Rows from a dataset of charts and code
§

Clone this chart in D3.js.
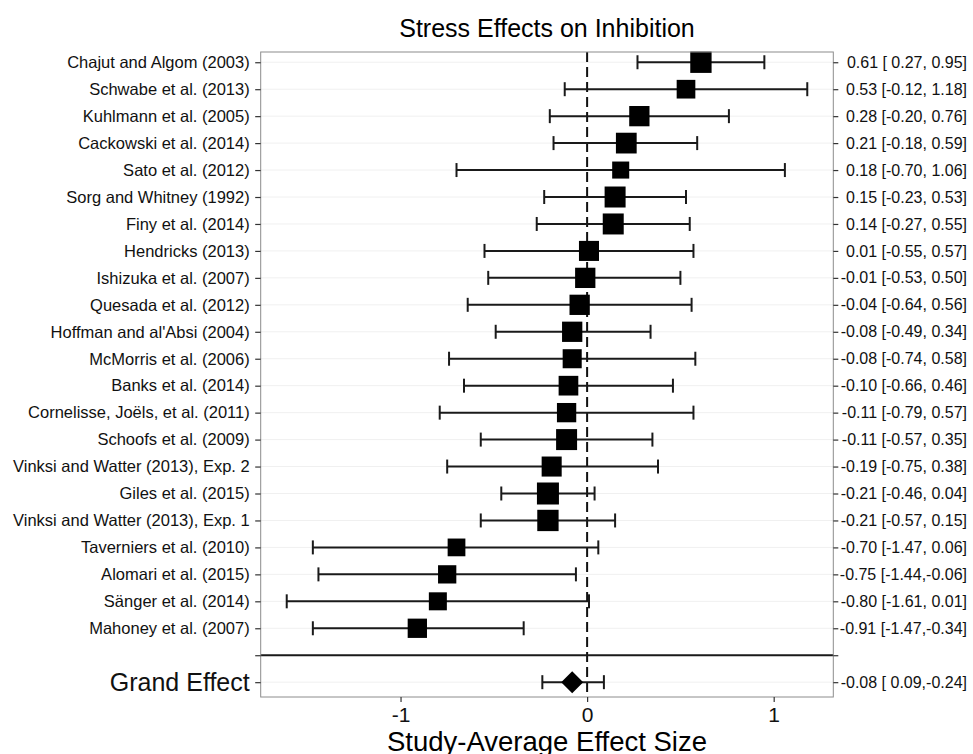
<!DOCTYPE html>
<html>
<head>
<meta charset="utf-8">
<script src="https://cdn.jsdelivr.net/npm/d3@7"></script>
<style>
body { margin: 0; background: #fff; }
svg { font-family: "Liberation Sans", Arial, Helvetica, sans-serif; }
text { white-space: pre; }
</style>
</head>
<body>
<svg width="973" height="754"></svg>
<script>
var studies = ["Chajut and Algom (2003)", "Schwabe et al. (2013)", "Kuhlmann et al. (2005)",
  "Cackowski et al. (2014)", "Sato et al. (2012)", "Sorg and Whitney (1992)", "Finy et al. (2014)",
  "Hendricks (2013)", "Ishizuka et al. (2007)", "Quesada et al. (2012)", "Hoffman and al'Absi (2004)",
  "McMorris et al. (2006)", "Banks et al. (2014)", "Cornelisse, Joëls, et al. (2011)",
  "Schoofs et al. (2009)", "Vinksi and Watter (2013), Exp. 2", "Giles et al. (2015)",
  "Vinksi and Watter (2013), Exp. 1", "Taverniers et al. (2010)", "Alomari et al. (2015)",
  "Sänger et al. (2014)", "Mahoney et al. (2007)"];

var estimates = [0.61, 0.53, 0.28, 0.21, 0.18, 0.15, 0.14, 0.01, -0.01, -0.04, -0.08,
  -0.08, -0.10, -0.11, -0.11, -0.19, -0.21, -0.21, -0.70, -0.75, -0.80, -0.91];
var lower = [0.27, -0.12, -0.20, -0.18, -0.70, -0.23, -0.27, -0.55, -0.53, -0.64, -0.49,
  -0.74, -0.66, -0.79, -0.57, -0.75, -0.46, -0.57, -1.47, -1.44, -1.61, -1.47];
var upper = [0.95, 1.18, 0.76, 0.59, 1.06, 0.53, 0.55, 0.57, 0.50, 0.56, 0.34,
  0.58, 0.46, 0.57, 0.35, 0.38, 0.04, 0.15, 0.06, -0.06, 0.01, -0.34];
// relative study weights (square area)
var weights = [0.94, 0.72, 0.85, 0.89, 0.60, 0.91, 0.91, 0.83, 0.85, 0.85, 0.85,
  0.75, 0.80, 0.77, 0.91, 0.83, 1.00, 0.94, 0.65, 0.69, 0.67, 0.77];

var grandLabel = "Grand Effect";
var grandEstimate = -0.08;
var grandCI = [0.09, -0.24];   // printed in this order on the chart

var xTicks = [-1, 0, 1];

var svg = d3.select("svg");
var pLeft = 260.7, pRight = 833.3, pTop = 52, pBottom = 697;

var lo = d3.min(lower), hi = d3.max(upper), pad = (hi - lo) * 0.05;
var x = d3.scaleLinear().domain([lo - pad, hi + pad]).range([pLeft, pRight]);
var y = d3.scaleLinear().domain([-0.38, 23.55]).range([pTop, pBottom]);
var size = d3.scaleSqrt().domain([0, 1]).range([0, 22]);

var rowLabels = studies.concat(["", grandLabel]);
var rows = d3.range(rowLabels.length);
var sepRow = studies.length, grandRow = studies.length + 1;

function f2(v) { return v.toFixed(2); }
function p5(v) { var s = v.toFixed(2); return s.length < 5 ? " " + s : s; }

var rightLabels = studies.map(function(d, i) {
  return f2(estimates[i]) + " [" + p5(lower[i]) + "," + p5(upper[i]) + "]";
});
rightLabels.push("");
rightLabels.push(f2(grandEstimate) + " [" + p5(grandCI[0]) + "," + p5(grandCI[1]) + "]");

// grid lines
svg.append("g").selectAll("line")
    .data(rows)
  .enter().append("line")
    .attr("x1", pLeft).attr("x2", pRight)
    .attr("y1", function(d) { return y(d); })
    .attr("y2", function(d) { return y(d); })
    .style("stroke", "#f0f0f0")
    .style("stroke-width", 1);

// reference line at zero
svg.append("line")
    .attr("x1", x(0)).attr("x2", x(0))
    .attr("y1", pTop).attr("y2", pBottom)
    .style("stroke", "#111")
    .style("stroke-width", 2)
    .style("stroke-dasharray", "10,5");

// separator
svg.append("line")
    .attr("x1", pLeft).attr("x2", pRight)
    .attr("y1", y(sepRow)).attr("y2", y(sepRow))
    .style("stroke", "#1a1a1a")
    .style("stroke-width", 2);

// error bars
var bars = studies.map(function(d, i) { return {row: i, lo: lower[i], hi: upper[i]}; });
bars.push({row: grandRow, lo: d3.min(grandCI), hi: d3.max(grandCI)});

var eb = svg.append("g").selectAll("g")
    .data(bars)
  .enter().append("g")
    .style("stroke", "#1a1a1a")
    .style("stroke-width", 2);

eb.append("line")
    .attr("x1", function(d) { return x(d.lo); })
    .attr("x2", function(d) { return x(d.hi); })
    .attr("y1", function(d) { return y(d.row); })
    .attr("y2", function(d) { return y(d.row); });

eb.selectAll(".cap")
    .data(function(d) { return [{v: d.lo, row: d.row}, {v: d.hi, row: d.row}]; })
  .enter().append("line")
    .attr("class", "cap")
    .attr("x1", function(d) { return x(d.v); })
    .attr("x2", function(d) { return x(d.v); })
    .attr("y1", function(d) { return y(d.row) - 7; })
    .attr("y2", function(d) { return y(d.row) + 7; });

// study squares
svg.append("g").selectAll("rect")
    .data(estimates)
  .enter().append("rect")
    .attr("x", function(d, i) { return x(d) - size(weights[i]) / 2; })
    .attr("y", function(d, i) { return y(i) - size(weights[i]) / 2; })
    .attr("width", function(d, i) { return size(weights[i]); })
    .attr("height", function(d, i) { return size(weights[i]); })
    .style("fill", "#000");

// grand effect diamond
var gx = x(grandEstimate), gy = y(grandRow), h = 11;
svg.append("path")
    .attr("d", "M" + (gx - h) + "," + gy + "L" + gx + "," + (gy - h) +
               "L" + (gx + h) + "," + gy + "L" + gx + "," + (gy + h) + "Z")
    .style("fill", "#000");

// panel border
svg.append("rect")
    .attr("x", pLeft).attr("y", pTop)
    .attr("width", pRight - pLeft).attr("height", pBottom - pTop)
    .style("fill", "none")
    .style("stroke", "#8c8c8c")
    .style("stroke-width", 1);

// axes
function styleAxis(g) {
  g.select(".domain").remove();
  g.selectAll(".tick line").style("stroke", "#333").style("stroke-width", 1.2);
  g.selectAll(".tick text").style("fill", "#111");
}

var yLeft = svg.append("g")
    .attr("transform", "translate(" + pLeft + ",0)")
    .call(d3.axisLeft(y).tickValues(rows).tickSize(5.5).tickPadding(5.5)
      .tickFormat(function(d) { return rowLabels[d]; }))
    .call(styleAxis);
yLeft.selectAll(".tick text")
    .style("font-size", function(d) { return d === grandRow ? "25px" : "16.5px"; });

var yRight = svg.append("g")
    .attr("transform", "translate(" + pRight + ",0)")
    .call(d3.axisRight(y).tickValues(rows).tickSize(5)
      .tickFormat(function(d) { return rightLabels[d]; }))
    .call(styleAxis);
yRight.selectAll(".tick text")
    .attr("x", 967 - pRight)
    .attr("text-anchor", "end")
    .style("font-size", "16px");

var xAxis = svg.append("g")
    .attr("transform", "translate(0," + pBottom + ")")
    .call(d3.axisBottom(x).tickValues(xTicks).tickSize(5).tickPadding(5)
      .tickFormat(function(d) { return String(d); }))
    .call(styleAxis);
xAxis.selectAll(".tick text").style("font-size", "21px");

// titles
svg.append("text")
    .attr("x", (pLeft + pRight) / 2)
    .attr("y", 37)
    .attr("text-anchor", "middle")
    .style("font-size", "25px")
    .text("Stress Effects on Inhibition");

svg.append("text")
    .attr("x", (pLeft + pRight) / 2)
    .attr("y", 751)
    .attr("text-anchor", "middle")
    .style("font-size", "27.5px")
    .text("Study-Average Effect Size");
</script>
</body>
</html>
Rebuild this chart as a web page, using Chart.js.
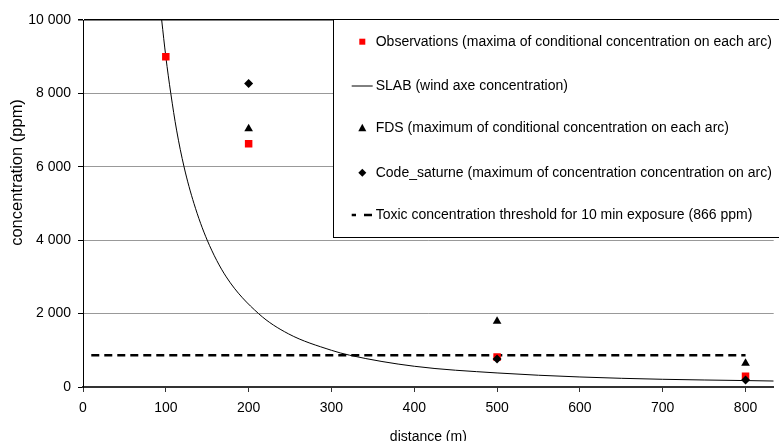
<!DOCTYPE html>
<html>
<head>
<meta charset="utf-8">
<script src="https://cdn.jsdelivr.net/npm/chart.js@4.4.0/dist/chart.umd.min.js"></script>
<style>
  html, body { margin: 0; padding: 0; background: #fff; }
  #wrap { width: 779px; height: 441px; position: relative; }
</style>
</head>
<body>
<div id="wrap"><canvas id="chart"></canvas></div>
<script>
/* ---- data ---- */
const obsX = [100, 200, 500, 800];
const obsY = [9000, 6630, 820, 290];

const fdsX = [200, 500, 800];
const fdsY = [7040, 1790, 650];

const saturneX = [200, 500, 800];
const saturneY = [8270, 760, 190];

// SLAB curve
const slabX = [95, 100, 106, 113, 122, 134, 150, 173, 212, 248, 300, 322, 400, 500, 600, 700, 800, 834];
const slabY = [10000, 9000, 8000, 7000, 6000, 5000, 4000, 3000, 2000, 1450, 1000, 866, 565, 383, 273, 210, 175, 163];

const thresholdX = [10, 800];
const thresholdY = [866, 866];

const xTicks = [0, 100, 200, 300, 400, 500, 600, 700, 800];
const yTicks = [0, 2000, 4000, 6000, 8000, 10000];

const labels = [
    "Observations (maxima of conditional concentration on each arc)",
    "SLAB (wind axe concentration)",
    "FDS (maximum of conditional concentration on each arc)",
    "Code_saturne (maximum of concentration concentration on arc)",
    "Toxic concentration threshold for 10 min exposure (866 ppm)"
];
const yTitle = "concentration (ppm)";

const FONT = "'Liberation Sans', Arial, sans-serif";

function pts(xs, ys) {
    return xs.map((x, i) => ({ x: x, y: ys[i] }));
}

function spaced(v) {
    return String(v).replace(/\B(?=(\d{3})+(?!\d))/g, " ");
}

/* ---- legend box inside the plot + y title (sits above centre in the original) ---- */
const boxLegend = {
    id: "boxLegend",
    afterDraw(chart) {
        const ctx = chart.ctx;
        const left = 333.5, top = 19.5, bottom = 237.5;
        const rows = [41.7, 86, 128.3, 172.7, 215];
        const mx = 362.3, tx = 375.7;

        ctx.save();
        ctx.fillStyle = "#fff";
        ctx.fillRect(left, top, 800 - left, bottom - top);
        ctx.strokeStyle = "#000";
        ctx.lineWidth = 1;
        ctx.strokeRect(left, top, 800 - left, bottom - top);

        // markers
        ctx.fillStyle = "#ff0000";
        ctx.fillRect(mx - 3, rows[0] - 3, 6, 6);

        ctx.beginPath();
        ctx.moveTo(351.7, rows[1]);
        ctx.lineTo(372.7, rows[1]);
        ctx.strokeStyle = "#000";
        ctx.lineWidth = 1;
        ctx.stroke();

        ctx.fillStyle = "#000";
        ctx.beginPath();
        ctx.moveTo(mx, rows[2] - 4.5);
        ctx.lineTo(mx + 4, rows[2] + 3);
        ctx.lineTo(mx - 4, rows[2] + 3);
        ctx.closePath();
        ctx.fill();

        ctx.beginPath();
        ctx.moveTo(mx, rows[3] - 4);
        ctx.lineTo(mx + 4, rows[3]);
        ctx.lineTo(mx, rows[3] + 4);
        ctx.lineTo(mx - 4, rows[3]);
        ctx.closePath();
        ctx.fill();

        ctx.beginPath();
        ctx.setLineDash([8, 8]);
        ctx.lineDashOffset = 3.7;
        ctx.lineWidth = 2.5;
        ctx.moveTo(351.7, rows[4]);
        ctx.lineTo(372.5, rows[4]);
        ctx.stroke();
        ctx.setLineDash([]);

        // texts
        ctx.fillStyle = "#000";
        ctx.font = "14px " + FONT;
        ctx.textBaseline = "middle";
        ctx.textAlign = "left";
        labels.forEach((t, i) => ctx.fillText(t, tx, rows[i]));

        // y axis title
        ctx.translate(17, 172.5);
        ctx.rotate(-Math.PI / 2);
        ctx.font = "16.5px " + FONT;
        ctx.textAlign = "center";
        ctx.fillText(yTitle, 0, 0);
        ctx.restore();
    }
};

new Chart(document.getElementById("chart"), {
    type: "scatter",
    data: {
        datasets: [
            {
                label: labels[0],
                data: pts(obsX, obsY),
                pointStyle: "rect",
                pointRadius: 5.3,
                backgroundColor: "#ff0000",
                borderColor: "#ff0000",
                borderWidth: 0,
                order: 3
            },
            {
                label: labels[1],
                data: pts(slabX, slabY),
                showLine: true,
                borderColor: "#000",
                borderWidth: 1,
                pointRadius: 0,
                cubicInterpolationMode: "monotone",
                order: 4
            },
            {
                label: labels[2],
                data: pts(fdsX, fdsY),
                pointStyle: "triangle",
                pointRadius: 5,
                backgroundColor: "#000",
                borderColor: "#000",
                borderWidth: 0,
                order: 2
            },
            {
                label: labels[3],
                data: pts(saturneX, saturneY),
                pointStyle: "rectRot",
                pointRadius: 4.5,
                backgroundColor: "#000",
                borderColor: "#000",
                borderWidth: 0,
                order: 1
            },
            {
                label: labels[4],
                data: pts(thresholdX, thresholdY),
                showLine: true,
                borderColor: "#000",
                borderWidth: 2.5,
                borderDash: [8, 5],
                pointRadius: 0,
                order: 5
            }
        ]
    },
    options: {
        responsive: true,
        maintainAspectRatio: false,
        animation: false,
        devicePixelRatio: 1,
        layout: { padding: { top: 20, right: 0, left: 0, bottom: 0 } },
        plugins: {
            legend: { display: false },
            tooltip: { enabled: false }
        },
        scales: {
            x: {
                type: "linear",
                min: 0,
                max: 834,
                afterBuildTicks: s => { s.ticks = xTicks.map(v => ({ value: v })); },
                afterFit: s => { s.height = 54; },
                ticks: {
                    color: "#000",
                    font: { family: FONT, size: 14 },
                    padding: 8,
                    maxRotation: 0
                },
                grid: {
                    drawOnChartArea: false,
                    drawTicks: true,
                    tickLength: 5,
                    tickColor: "#333"
                },
                border: { color: "#333", width: 2 },
                title: {
                    display: true,
                    text: "distance (m)",
                    color: "#000",
                    font: { family: FONT, size: 14 },
                    padding: { top: 0, bottom: -5 }
                }
            },
            y: {
                min: 0,
                max: 10000,
                afterBuildTicks: s => { s.ticks = yTicks.map(v => ({ value: v })); },
                afterFit: s => { s.width = 83; },
                ticks: {
                    color: "#000",
                    font: { family: FONT, size: 14 },
                    padding: 7,
                    callback: v => spaced(v)
                },
                grid: {
                    color: c => (c.tick && c.tick.value === 10000 ? "#000" : "#999"),
                    lineWidth: c => (c.tick && c.tick.value === 10000 ? 1.5 : 1),
                    tickLength: 5,
                    tickColor: "#000"
                },
                border: { color: "#000", width: 1 },
                title: { display: false }
            }
        }
    },
    plugins: [boxLegend]
});
</script>
</body>
</html>
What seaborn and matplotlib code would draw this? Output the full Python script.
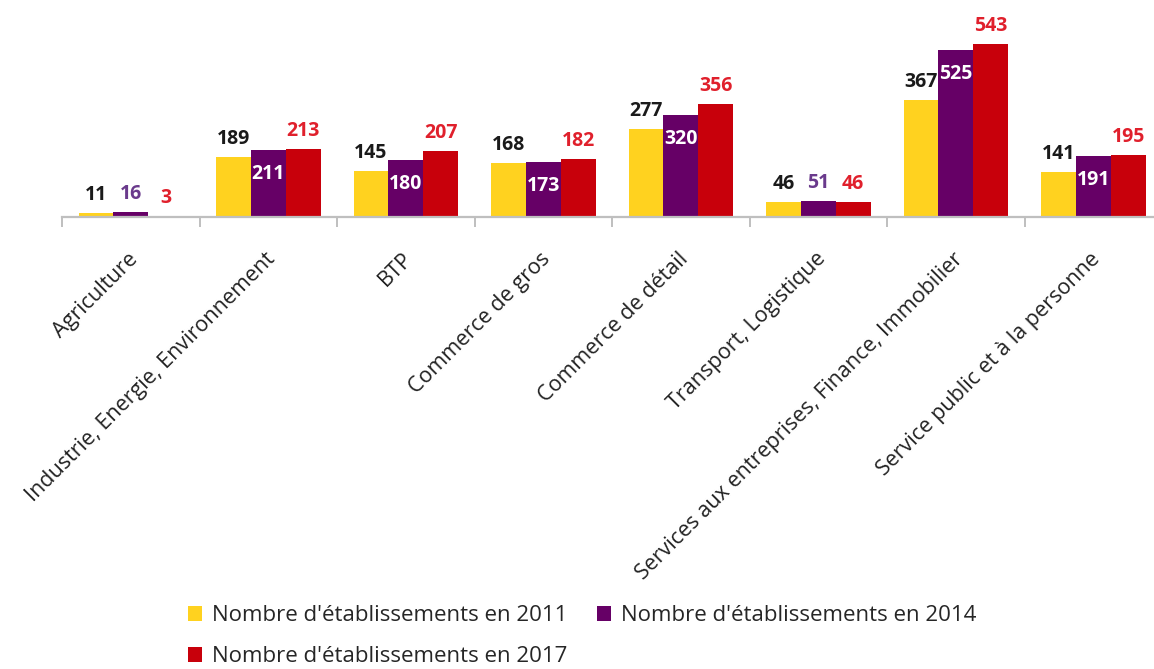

§

- EXERCISE PROMPT: Give again, exactly as written above, every line from the one holding "Rebuild this chart" to the one holding "const fdsY = [7040, 1790, 650];", with both ends kept and the pictures left out.

- ANSWER:
Rebuild this chart as a web page, using Chart.js.
<!DOCTYPE html>
<html>
<head>
<meta charset="utf-8">
<script src="https://cdn.jsdelivr.net/npm/chart.js@4.4.0/dist/chart.umd.min.js"></script>
<style>
  html, body { margin: 0; padding: 0; background: #fff; }
  #wrap { width: 779px; height: 441px; position: relative; }
</style>
</head>
<body>
<div id="wrap"><canvas id="chart"></canvas></div>
<script>
/* ---- data ---- */
const obsX = [100, 200, 500, 800];
const obsY = [9000, 6630, 820, 290];

const fdsX = [200, 500, 800];
const fdsY = [7040, 1790, 650];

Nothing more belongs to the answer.